#### [Exercise prompt]
Leave out the pictures, and write out exactly the lines from the beginning of the material to the line holding "yticks = [0, 20, 40, 60]", that line included, and nothing else.

#### [Data for this exercise]
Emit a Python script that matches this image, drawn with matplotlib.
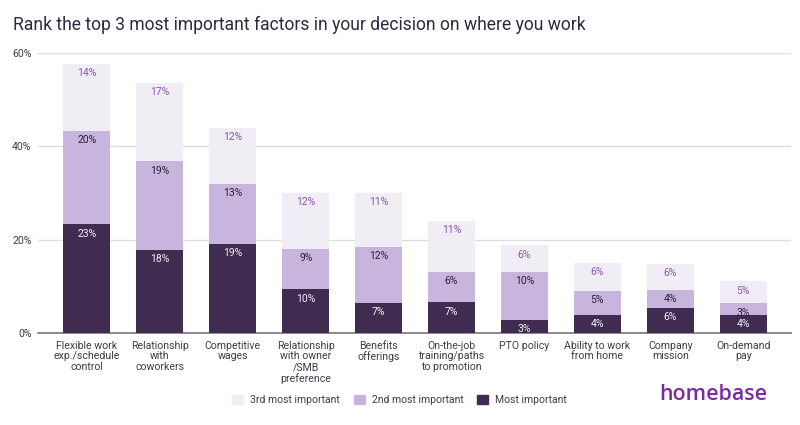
import matplotlib
matplotlib.use("Agg")
import matplotlib.pyplot as plt
from matplotlib.patches import Patch
import numpy as np

plt.rcParams['font.family'] = ['Roboto', 'DejaVu Sans']

categories = ["Flexible work\nexp./schedule\ncontrol", "Relationship\nwith\ncoworkers",
              "Competitive\nwages", "Relationship\nwith owner\n/SMB\npreference",
              "Benefits\nofferings", "On-the-job\ntraining/paths\nto promotion",
              "PTO policy", "Ability to work\nfrom home", "Company\nmission", "On-demand\npay"]
most = [23.3, 17.8, 19.1, 9.4, 6.5, 6.6, 2.9, 3.9, 5.5, 3.9]
second = [20.0, 19.0, 12.8, 8.7, 12.0, 6.5, 10.2, 5.2, 3.8, 2.5]
third = [14.3, 16.8, 12.1, 12.0, 11.5, 11.0, 5.7, 6.0, 5.5, 4.7]
most_labels = ["23%", "18%", "19%", "10%", "7%", "7%", "3%", "4%", "6%", "4%"]
second_labels = ["20%", "19%", "13%", "9%", "12%", "6%", "10%", "5%", "4%", "3%"]
third_labels = ["14%", "17%", "12%", "12%", "11%", "11%", "6%", "6%", "6%", "5%"]
yticks = [0, 20, 40, 60]

DARK, MID, LIGHT = "#3f2c50", "#c8b5de", "#f0edf5"
INK = "#3d3d45"

fig = plt.figure(figsize=(8, 4.25), dpi=100)
ax = fig.add_axes([37.7/800, 1-333.3/425, (790.7-37.7)/800, (333.3-53)/425])
x = np.arange(len(categories))
m, s, t = map(np.array, (most, second, third))
w = 0.645
ax.bar(x, m, w, color=DARK, zorder=3)
ax.bar(x, s, w, bottom=m, color=MID, zorder=3)
ax.bar(x, t, w, bottom=m+s, color=LIGHT, zorder=3)

def put(tops, labels, color):
    for xi, top, lab in zip(x, tops, labels):
        ax.annotate(lab, (xi, top), xytext=(0, -6.6), textcoords="offset points",
                    ha="center", va="center", fontsize=7.5, color=color, zorder=4)
put(m, most_labels, "#f4f1f7")
put(m+s, second_labels, "#2a2133")
put(m+s+t, third_labels, "#8a55ab")

ax.set_xlim(-0.676, 9.652)
ax.set_ylim(0, 60)
ax.set_yticks(yticks, [f"{v}%" for v in yticks])
ax.set_xticks(x, categories)
ax.grid(axis="y", color="#dedde2", lw=1, zorder=0)
ax.set_axisbelow(True)
for sp in ("top", "right", "left"):
    ax.spines[sp].set_visible(False)
ax.spines["bottom"].set_color("#77757c")
ax.spines["bottom"].set_linewidth(1.2)
ax.tick_params(axis="both", length=0, labelsize=7.6, labelcolor=INK)
ax.tick_params(axis="x", pad=5.2)
ax.tick_params(axis="y", pad=4.4)
for lab in ax.get_xticklabels():
    lab.set_linespacing(1.1)

fig.text(13/800, 1-25/425, "Rank the top 3 most important factors in your decision on where you work",
         fontsize=12.65, color="#33263f", ha="left", va="center")

handles = [Patch(color=LIGHT, label="3rd most important"),
           Patch(color=MID, label="2nd most important"),
           Patch(color=DARK, label="Most important")]
fig.legend(handles=handles, loc="center left", bbox_to_anchor=(232/800, 1-400/425), ncol=3,
           frameon=False, fontsize=7.5, labelcolor=INK, handlelength=1.05, handleheight=1.05,
           handletextpad=0.67, columnspacing=1.35, borderpad=0, borderaxespad=0)

fig.text(659.5/800, 1-395/425, "homebase", fontsize=15.4, fontweight="semibold", color="#7a2c9e",
         family=["Open Sans", "DejaVu Sans"], ha="left", va="center")

fig.savefig("out.png", dpi=100)
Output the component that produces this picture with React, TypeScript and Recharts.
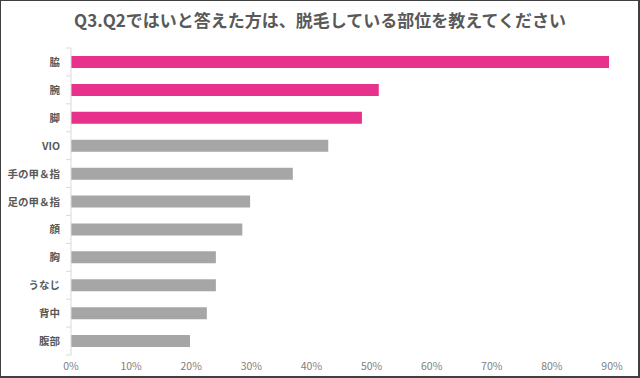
import React from 'react';
import { BarChart, Bar, XAxis, YAxis, Cell } from 'recharts';

const title = 'Q3.Q2ではいと答えた方は、脱毛している部位を教えてください';
const categories = ['脇', '腕', '脚', 'VIO', '手の甲＆指', '足の甲＆指', '顔', '胸', 'うなじ', '背中', '腹部'];
const values = [0.895, 0.512, 0.484, 0.428, 0.369, 0.298, 0.285, 0.241, 0.241, 0.226, 0.198];
const highlighted = ['脇', '腕', '脚'];
const xTicks = [0, 0.1, 0.2, 0.3, 0.4, 0.5, 0.6, 0.7, 0.8, 0.9];

const data = categories.map((c, i) => ({ name: c, value: values[i] }));

const FONT = '"Noto Sans CJK JP", "Noto Sans", sans-serif';
const PINK = '#E8318A';
const GRAY = '#A6A6A6';

const YTick = (props: any) => {
  const { x, y, payload, index } = props;
  const half = 307 / categories.length / 2;
  return (
    <g>
      <line x1={x + 3} x2={x + 8} y1={y - half} y2={y - half} stroke="#d9d9d9" />
      {index === categories.length - 1 && (
        <line x1={x + 3} x2={x + 8} y1={y + half} y2={y + half} stroke="#d9d9d9" />
      )}
      <text x={x - 3} y={y} dy={4} textAnchor="end" fill="#595959" fontSize={10.5} fontWeight={700} fontFamily={FONT}>
        {payload.value}
      </text>
    </g>
  );
};

export default function App() {
  return (
    <div style={{ position: 'absolute', left: 0, top: 0, width: 640, height: 378, background: '#fff', fontFamily: FONT }}>
      <div
        style={{
          position: 'absolute', left: 0, top: 7, width: 640, textAlign: 'center',
          fontSize: 17, fontWeight: 700, color: '#595959', fontFamily: FONT, lineHeight: '26px',
        }}
      >
        {title}
      </div>
      <div style={{ position: 'absolute', left: 0, top: 0 }}>
        <BarChart
          width={640}
          height={378}
          data={data}
          layout="vertical"
          margin={{ top: 48, right: 28, bottom: 0, left: 0 }}
          barCategoryGap={0}
        >
          <XAxis
            type="number"
            domain={[0, 0.9]}
            ticks={xTicks}
            tickFormatter={(v: number) => `${Math.round(v * 100)}%`}
            axisLine={false}
            tickLine={false}
            height={23}
            tick={{ fill: '#808080', fontSize: 10.5, fontFamily: FONT }}
            interval={0}
          />
          <YAxis
            type="category"
            dataKey="name"
            width={71}
            axisLine={{ stroke: '#d9d9d9' }}
            tickLine={false}
            tick={<YTick />}
            interval={0}
          />
          <Bar dataKey="value" barSize={12} isAnimationActive={false}>
            {data.map((d) => (
              <Cell key={d.name} fill={highlighted.includes(d.name) ? PINK : GRAY} />
            ))}
          </Bar>
        </BarChart>
      </div>
      <div
        style={{
          position: 'absolute', left: 0, top: 0, width: 640, height: 378, boxSizing: 'border-box',
          border: '1px solid #404040', borderRight: '2px solid #404040', borderBottom: '2px solid #404040', pointerEvents: 'none',
        }}
      />
    </div>
  );
}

#### [Task output]
Emit a Python script that matches this image, drawn with matplotlib.
import matplotlib
matplotlib.use("Agg")
import matplotlib.pyplot as plt
from matplotlib.patches import Patch
import numpy as np

plt.rcParams['font.family'] = ['Roboto', 'DejaVu Sans']

categories = ["Flexible work\nexp./schedule\ncontrol", "Relationship\nwith\ncoworkers",
              "Competitive\nwages", "Relationship\nwith owner\n/SMB\npreference",
              "Benefits\nofferings", "On-the-job\ntraining/paths\nto promotion",
              "PTO policy", "Ability to work\nfrom home", "Company\nmission", "On-demand\npay"]
most = [23.3, 17.8, 19.1, 9.4, 6.5, 6.6, 2.9, 3.9, 5.5, 3.9]
second = [20.0, 19.0, 12.8, 8.7, 12.0, 6.5, 10.2, 5.2, 3.8, 2.5]
third = [14.3, 16.8, 12.1, 12.0, 11.5, 11.0, 5.7, 6.0, 5.5, 4.7]
most_labels = ["23%", "18%", "19%", "10%", "7%", "7%", "3%", "4%", "6%", "4%"]
second_labels = ["20%", "19%", "13%", "9%", "12%", "6%", "10%", "5%", "4%", "3%"]
third_labels = ["14%", "17%", "12%", "12%", "11%", "11%", "6%", "6%", "6%", "5%"]
yticks = [0, 20, 40, 60]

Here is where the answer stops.